Some states are seeking a windfall by auctioning licenses to private companies to run the retail operations. Others are considering selling distribution centers. Also, privatization would remove costs including paying employees and overhead such as energy bills.
Virginia, North Carolina, Washington, Vermont and Mississippi are all weighing proposals that would reduce the powerful roles they play in the distilled-spirits or wine businesses through state-run distributorships or retail stores.
Alcohol is a potential remedy to revenue-hungry states because such sales usually remain relatively stable in economic downturns, and expanding sales outlets can lift tax receipts.
How about “alcohol is a potential remedy to the shitty feelings people have when they see the value of their houses fall, lose their jobs, watch things in Washington or their state capital not change …” and on and on. Maybe that’s the key to “relatively stable” sales, no matter what else it might be smarter for people to spend, or not spend, their money on.
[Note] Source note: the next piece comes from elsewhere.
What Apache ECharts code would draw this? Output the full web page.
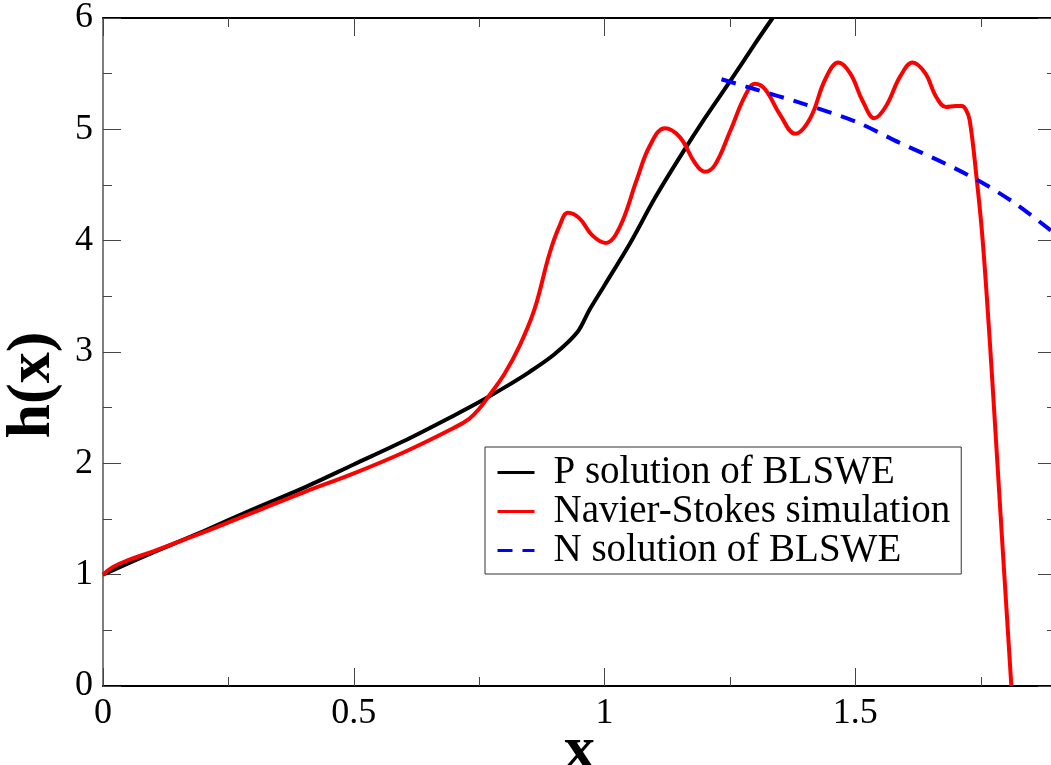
<!DOCTYPE html>
<html>
<head>
<meta charset="utf-8">
<script src="https://cdn.jsdelivr.net/npm/echarts@6/dist/echarts.min.js"></script>
<style>
  html, body { margin: 0; padding: 0; background: #fff; }
  #chart { width: 1051px; height: 765px; }
</style>
</head>
<body>
<div id="chart"></div>
<script>
// P solution of the BLSWE (black)
const pX = [0, 0.1, 0.2, 0.3, 0.4, 0.5, 0.6, 0.7, 0.75, 0.8, 0.85, 0.9, 0.946, 0.97, 1.0, 1.05, 1.1, 1.15, 1.2, 1.25, 1.3, 1.335];
const pY = [1.0, 1.2, 1.39, 1.59, 1.78, 1.99, 2.2, 2.43, 2.55, 2.68, 2.82, 2.98, 3.18, 3.38, 3.6, 3.97, 4.38, 4.75, 5.1, 5.43, 5.77, 6.0];

// Navier-Stokes simulation (red)
const nsX = [0, 0.02, 0.05, 0.1, 0.2, 0.25, 0.3, 0.4, 0.5, 0.6, 0.7, 0.73, 0.75, 0.77, 0.8, 0.83, 0.86, 0.89, 0.91, 0.927, 0.95, 0.975, 1.002, 1.03, 1.064, 1.09, 1.12, 1.15, 1.18, 1.2, 1.22, 1.25, 1.28, 1.3, 1.32, 1.35, 1.38, 1.41, 1.44, 1.466, 1.49, 1.515, 1.538, 1.56, 1.59, 1.614, 1.64, 1.66, 1.681, 1.70, 1.712, 1.72, 1.728, 1.742, 1.752, 1.762, 1.775, 1.79, 1.811];
const nsY = [1.0, 1.07, 1.13, 1.21, 1.38, 1.47, 1.56, 1.74, 1.91, 2.1, 2.32, 2.4, 2.49, 2.61, 2.8, 3.05, 3.38, 3.88, 4.13, 4.25, 4.2, 4.05, 3.98, 4.12, 4.545, 4.85, 5.01, 4.93, 4.70, 4.62, 4.68, 4.98, 5.3, 5.41, 5.36, 5.13, 4.96, 5.1, 5.45, 5.6, 5.5, 5.25, 5.1, 5.2, 5.48, 5.6, 5.5, 5.3, 5.2, 5.21, 5.21, 5.18, 5.08, 4.55, 4.1, 3.5, 2.6, 1.5, 0.0];

// N solution of the BLSWE (blue, dashed)
const nX = [1.233, 1.3, 1.389, 1.5, 1.588, 1.68, 1.753, 1.82, 1.89, 1.9];
const nY = [5.45, 5.36, 5.24, 5.07, 4.88, 4.69, 4.52, 4.33, 4.09, 4.05];

// Axis ranges and tick steps
const xRange = [0, 1.9];
const yRange = [0, 6];
const xStep = 0.5;
const yStep = 1;

const seriesNames = ['P solution of BLSWE', 'Navier-Stokes simulation', 'N solution of BLSWE'];

const zip = (xs, ys) => xs.map((x, i) => [x, ys[i]]);

const serif = '"Liberation Serif", "DejaVu Serif", serif';

const tickLabelFmt = v => {
  if (Math.abs(v) < 1e-9) return '0';
  return String(Math.round(v * 100) / 100);
};

const baseAxis = {
  axisLine: { show: true, onZero: false, lineStyle: { color: '#000', width: 2 } },
  axisTick: { show: true, inside: true, length: 18, lineStyle: { color: '#444', width: 1 } },
  minorTick: { show: true, splitNumber: 2, length: 9, lineStyle: { color: '#444', width: 1 } },
  splitLine: { show: false },
  minorSplitLine: { show: false }
};

const chart = echarts.init(document.getElementById('chart'), null, { renderer: 'canvas' });

chart.setOption({
  backgroundColor: '#fff',
  animation: false,
  grid: { left: 103, top: 18, width: 953, height: 668, containLabel: false, outerBoundsMode: 'none' },
  xAxis: [
    Object.assign({}, baseAxis, {
      type: 'value', position: 'bottom', min: xRange[0], max: xRange[1], interval: xStep,
      name: 'x', nameLocation: 'middle', nameGap: 35, nameMoveOverlap: false,
      nameTextStyle: { fontFamily: serif, fontSize: 62, fontWeight: 'bold', color: '#000' },
      axisLabel: { show: true, margin: 10, fontFamily: serif, fontSize: 36, color: '#000', formatter: tickLabelFmt, showMaxLabel: false }
    }),
    Object.assign({}, baseAxis, {
      type: 'value', position: 'top', min: xRange[0], max: xRange[1], interval: xStep,
      axisLabel: { show: false }
    })
  ],
  yAxis: [
    Object.assign({}, baseAxis, {
      type: 'value', position: 'left', min: yRange[0], max: yRange[1], interval: yStep,
      axisLine: { show: true, onZero: false, lineStyle: { color: '#555', width: 1.5 } },
      name: 'h(x)', nameLocation: 'middle', nameGap: 38,
      nameTextStyle: { fontFamily: serif, fontSize: 62, fontWeight: 'bold', color: '#000', padding: [0, 66, 0, 0] },
      axisLabel: { show: true, margin: 10, fontFamily: serif, fontSize: 36, color: '#000', formatter: tickLabelFmt }
    }),
    Object.assign({}, baseAxis, {
      type: 'value', position: 'right', min: yRange[0], max: yRange[1], interval: yStep,
      axisLabel: { show: false }
    })
  ],
  legend: {
    orient: 'vertical',
    left: 485, top: 447,
    padding: [6, 11, 4, 11],
    itemGap: 0,
    itemWidth: 37, itemHeight: 14,
    backgroundColor: '#fff',
    borderColor: '#333', borderWidth: 1, borderRadius: 0,
    lineStyle: { width: 3 },
    itemStyle: { opacity: 0 },
    textStyle: { fontFamily: serif, fontSize: 39, color: '#000', lineHeight: 37, padding: [0, 0, 0, 14] },
    data: seriesNames
  },
  series: [
    {
      name: seriesNames[0], type: 'line', data: zip(pX, pY),
      symbol: 'none', smooth: 0.3, clip: true,
      lineStyle: { color: '#000', width: 4 }, itemStyle: { color: '#000' }, z: 2
    },
    {
      name: seriesNames[1], type: 'line', data: zip(nsX, nsY),
      symbol: 'none', smooth: 0.4, clip: true,
      lineStyle: { color: '#ff0000', width: 4 }, itemStyle: { color: '#ff0000' }, z: 3
    },
    {
      name: seriesNames[2], type: 'line', data: zip(nX, nY),
      symbol: 'none', smooth: 0.3, clip: true,
      lineStyle: { color: '#0000ff', width: 4, type: [15, 10] }, itemStyle: { color: '#0000ff' }, z: 4
    }
  ]
});
</script>
</body>
</html>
A state senator in Washington argues for more efficient government in backing privatization of liquor sales to raise $350 million over five years. A Vermont state senator sees the potential to save a few million dollars a year doing the same thing. Mississippi’s governor wants to get out of the wine business and collect $2.5 million a year. In Virginia, the governor anticipates a $500 million windfall from privatizing liquor stores.
When Prohibition was repealed in 1933, the federal government gave states the power to regulate sales. Some states chose more-active roles than others, believing that operating distributorships or stores could help control consumption and mitigate social consequences.
Yeah, about that. Let’s say, just for argument’s sake, that you grew up in a state with a legal drinking age of 21. And let’s say that a neighboring state had a drinking age of 18 and it was just a quick and easy 22 miles straight down the highway to the border, where you could just slam on the brakes when you crossed the line and skid into the parking lots of any number of bars or mini-marts or grocery stores eager to load you up. You and the carload of 16- and 17-year-olds you hauled down the road with. Fake IDs? Sure. No IDs? Often.
It worked. And it’s pretty amazing that years later you have no memory of any fiery highway crashes. Not that they didn’t happen, you just had no memory of them. You know, just because.
Now which state government’s policy led to these reckless but entirely predictable teen-age adventures? The one that kept beer, wine and liquor out of reach? Or the one that ended up luring new drivers with no fear and scant judgment down the road?
And how can any of those now considering these changes claim to have any interest in mind other than dollars?